Time Resolved Nucleation and Growth of Monodisperse FeOOH Nanoparticles Observed in situ

The nucleation and growth of oxide minerals from aqueous solution is a poorly understood process. Complexities such as two-stage precipitation, phase transformation, and hydrolysis often inhibit simple interpretation. In this study, we track the thermally induced nucleation and growth of akaganeite (β-FeOOH) nanoparticles from FeCl₃ solutions, using in situ time resolved small angle x-ray scattering (SAXS) and transmission electron microscopy (TEM). Variations in reaction temperature (from 37 deg C to 80 deg C) and FeCl₃ concentration (from 5 mM to 800 mM) produce systematic changes in nucleation rate, growth rate, particle size distribution, and aspect ratio.
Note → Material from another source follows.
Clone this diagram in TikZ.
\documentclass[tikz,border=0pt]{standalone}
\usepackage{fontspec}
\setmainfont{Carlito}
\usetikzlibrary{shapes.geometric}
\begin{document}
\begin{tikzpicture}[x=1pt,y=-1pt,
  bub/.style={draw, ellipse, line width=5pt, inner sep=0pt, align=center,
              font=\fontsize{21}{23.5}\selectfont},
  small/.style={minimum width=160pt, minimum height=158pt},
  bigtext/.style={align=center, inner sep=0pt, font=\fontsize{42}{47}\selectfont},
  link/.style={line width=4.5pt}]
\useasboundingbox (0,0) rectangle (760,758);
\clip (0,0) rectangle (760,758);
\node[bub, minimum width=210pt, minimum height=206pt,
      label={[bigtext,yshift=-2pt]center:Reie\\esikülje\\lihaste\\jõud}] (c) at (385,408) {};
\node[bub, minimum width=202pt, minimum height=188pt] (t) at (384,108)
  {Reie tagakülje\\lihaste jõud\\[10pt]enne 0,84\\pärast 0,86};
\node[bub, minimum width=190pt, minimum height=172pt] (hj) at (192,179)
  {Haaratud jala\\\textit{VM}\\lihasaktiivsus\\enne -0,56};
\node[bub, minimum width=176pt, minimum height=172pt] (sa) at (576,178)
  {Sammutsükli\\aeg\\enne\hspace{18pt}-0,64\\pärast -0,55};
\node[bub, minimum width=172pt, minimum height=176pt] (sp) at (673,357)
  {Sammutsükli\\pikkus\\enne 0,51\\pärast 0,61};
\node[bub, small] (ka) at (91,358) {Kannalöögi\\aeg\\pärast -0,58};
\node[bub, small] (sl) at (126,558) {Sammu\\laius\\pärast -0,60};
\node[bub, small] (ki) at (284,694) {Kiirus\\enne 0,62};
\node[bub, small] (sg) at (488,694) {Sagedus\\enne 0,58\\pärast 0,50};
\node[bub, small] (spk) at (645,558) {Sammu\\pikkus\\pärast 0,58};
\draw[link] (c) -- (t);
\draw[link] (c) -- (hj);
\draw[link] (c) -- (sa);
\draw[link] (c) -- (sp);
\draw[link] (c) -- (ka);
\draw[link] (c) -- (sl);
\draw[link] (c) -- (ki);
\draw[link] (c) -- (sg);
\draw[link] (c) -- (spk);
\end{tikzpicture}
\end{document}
Low FeCl₃ concentrations and high temperatures lead to formation of very small particles via rapid nucleation. (FeCl₃ solutions are actually more supersaturated with respect to akaganeite when concentrations are low, due to the acid-base chemistry of ferric iron.) Increasing the FeCl₃ concentration leads to large, highly monodisperse particles via size focused growth. Suspensions of highly monodisperse, elongated particles are found to self-organize into two dimensional colloidal crystals. The well-controlled growth processes in this system make it possible to conduct detailed kinetic modeling, and determine how both nucleation and growth rate respond to changes in the experimental conditions.